In 2009, Powell was the recipient of a Fullbright Scholar award, which allowed his family to spend a year living in Windhoek, Namibia, where he taught courses for the Polytechnic University of Namibia. Throughout his career, Powell has led study abroad trips to the Boundary Waters Canoe Area in Minnesota/Canada, Puerto Rico and Namibia. He has also served as a visiting scientist for the Game and Wildlife Conservation Trust in Fordinbridge, England and visiting instructor at King Mongkut’s University of Technology Thonburi in Bangkok, Thailand.

Powell has published more than 120 scientific papers and four books. Powell was named a Fellow of the College of Agricultural Sciences and Natural Resources. He was twice selected for the Holling Family Faculty Award for Teaching Excellence. Powell received the Career Professional Award of the Nebraska Chapter of The Wildlife Society in 2014, and in 2019 he received the highest award in his professional teaching, The Wildlife Society Excellence in Wildlife Education Award. He has also published two books of poetry, “Cursed with Wings: and Other Frustrations” and “Dust and Mud: Perspectives from Namibia.”

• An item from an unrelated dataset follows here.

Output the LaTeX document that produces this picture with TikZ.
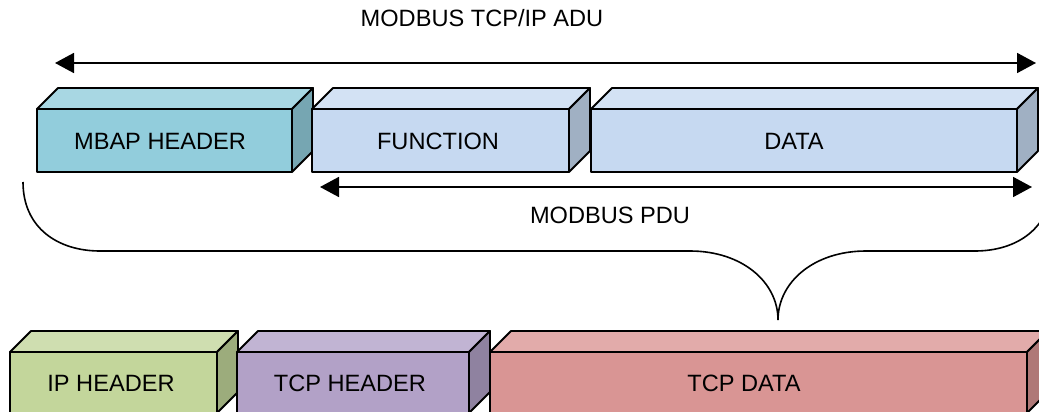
\documentclass[tikz,border=0pt]{standalone}
\usepackage{fontspec}
\setmainfont{Liberation Sans}
\usepackage{xcolor}
\usepackage{tikz}
\usetikzlibrary{arrows.meta}
\definecolor{mbapF}{HTML}{92CDDC}
\definecolor{mbapT}{HTML}{A8D7E3}
\definecolor{mbapS}{HTML}{76A6B2}
\definecolor{pduF}{HTML}{C6D9F1}
\definecolor{pduT}{HTML}{D3E2F4}
\definecolor{pduS}{HTML}{A0B0C3}
\definecolor{ipF}{HTML}{C3D69B}
\definecolor{ipT}{HTML}{CFDEB0}
\definecolor{ipS}{HTML}{9CAC7C}
\definecolor{tcpF}{HTML}{B2A1C7}
\definecolor{tcpT}{HTML}{C1B4D3}
\definecolor{tcpS}{HTML}{8F82A0}
\definecolor{dataF}{HTML}{D99594}
\definecolor{dataT}{HTML}{E2ABAA}
\definecolor{dataS}{HTML}{AF7877}
\tikzset{
  lab/.style={text=black, font=\fontsize{23.6}{28}\selectfont, anchor=base, inner sep=0pt},
  face/.style={draw=black, line width=1.8pt, line join=round},
  dimArrow/.style={line width=1.8pt, {Triangle[length=19pt,width=20pt]}-{Triangle[length=19pt,width=20pt]}},
  braceLine/.style={line width=1.6pt}
}

\begin{document}
\begin{tikzpicture}[x=1pt, y=-1pt]
  \useasboundingbox (0,0) rectangle (1039,412);
  \clip (0,0) rectangle (1039,412);

  % MODBUS TCP/IP ADU
  \filldraw[face, fill=mbapT] (37,109) -- ++(21,-21) -- ++(255,0) -- ++(-21,21) -- cycle;
  \filldraw[face, fill=mbapS] (292,109) -- ++(21,-21) -- ++(0,63) -- ++(-21,21) -- cycle;
  \filldraw[face, fill=mbapF] (37,109) rectangle (292,172);
  \filldraw[face, fill=pduT] (312,109) -- ++(21,-21) -- ++(257,0) -- ++(-21,21) -- cycle;
  \filldraw[face, fill=pduS] (569,109) -- ++(21,-21) -- ++(0,63) -- ++(-21,21) -- cycle;
  \filldraw[face, fill=pduF] (312,109) rectangle (569,172);
  \filldraw[face, fill=pduT] (591,109) -- ++(21,-21) -- ++(426,0) -- ++(-21,21) -- cycle;
  \filldraw[face, fill=pduS] (1017,109) -- ++(21,-21) -- ++(0,63) -- ++(-21,21) -- cycle;
  \filldraw[face, fill=pduF] (591,109) rectangle (1017,172);
  \node[lab] (mbap) at (160,149.3) {MBAP HEADER};
  \node[lab] (func) at (438,149.3) {FUNCTION};
  \node[lab] (data) at (794,149.3) {DATA};

  \coordinate (aduL) at (55,63);
  \coordinate (aduR) at (1036,63);
  \draw[dimArrow] (aduL) -- (aduR);
  \node[lab] (adu) at (482,26.7) {MODBUS TCP/IP ADU};

  \coordinate (pduL) at (320,187);
  \coordinate (pduR) at (1032,187);
  \draw[dimArrow] (pduL) -- (pduR);
  \node[lab] (pdu) at (610,223.3) {MODBUS PDU};

  % brace
  \draw[braceLine] (23,182) .. controls (23,228) and (58,251) .. (100,251)
    -- (690,251) .. controls (742,251) and (778,282) .. (778,320)
    .. controls (778,282) and (814,251) .. (866,251)
    -- (975,251) .. controls (1017,251) and (1052,228) .. (1052,182);

  % TCP segment
  \filldraw[face, fill=ipT] (10,352) -- ++(21,-21) -- ++(207,0) -- ++(-21,21) -- cycle;
  \filldraw[face, fill=ipS] (217,352) -- ++(21,-21) -- ++(0,61) -- ++(-21,21) -- cycle;
  \filldraw[face, fill=ipF] (10,352) rectangle (217,413);
  \filldraw[face, fill=tcpT] (237,352) -- ++(21,-21) -- ++(232,0) -- ++(-21,21) -- cycle;
  \filldraw[face, fill=tcpS] (469,352) -- ++(21,-21) -- ++(0,61) -- ++(-21,21) -- cycle;
  \filldraw[face, fill=tcpF] (237,352) rectangle (469,413);
  \filldraw[face, fill=dataT] (490,352) -- ++(21,-21) -- ++(537,0) -- ++(-21,21) -- cycle;
  \filldraw[face, fill=dataS] (1027,352) -- ++(21,-21) -- ++(0,61) -- ++(-21,21) -- cycle;
  \filldraw[face, fill=dataF] (490,352) rectangle (1027,413);
  \node[lab] (ip) at (111,391) {IP HEADER};
  \node[lab] (tcp) at (350,391) {TCP HEADER};
  \node[lab] (tcpdata) at (744,391) {TCP DATA};
\end{tikzpicture}
\end{document}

Powell said it is a big honor to be selected for Creston Community High School’s 2019 Distinguished Alumni award

“You never think you’re going to be that person,” said Powell. “The list of people that have already been honored is impressive. There’s a lot of people I respect on there, so it’s a big honor to join that list.”

Powell, the son of Raymond and Nancy Powell of Creston, will be inducted in to the Creston Community High School Hall of Fame 11 a.m. Friday Oct. 11 in the high school auditorium.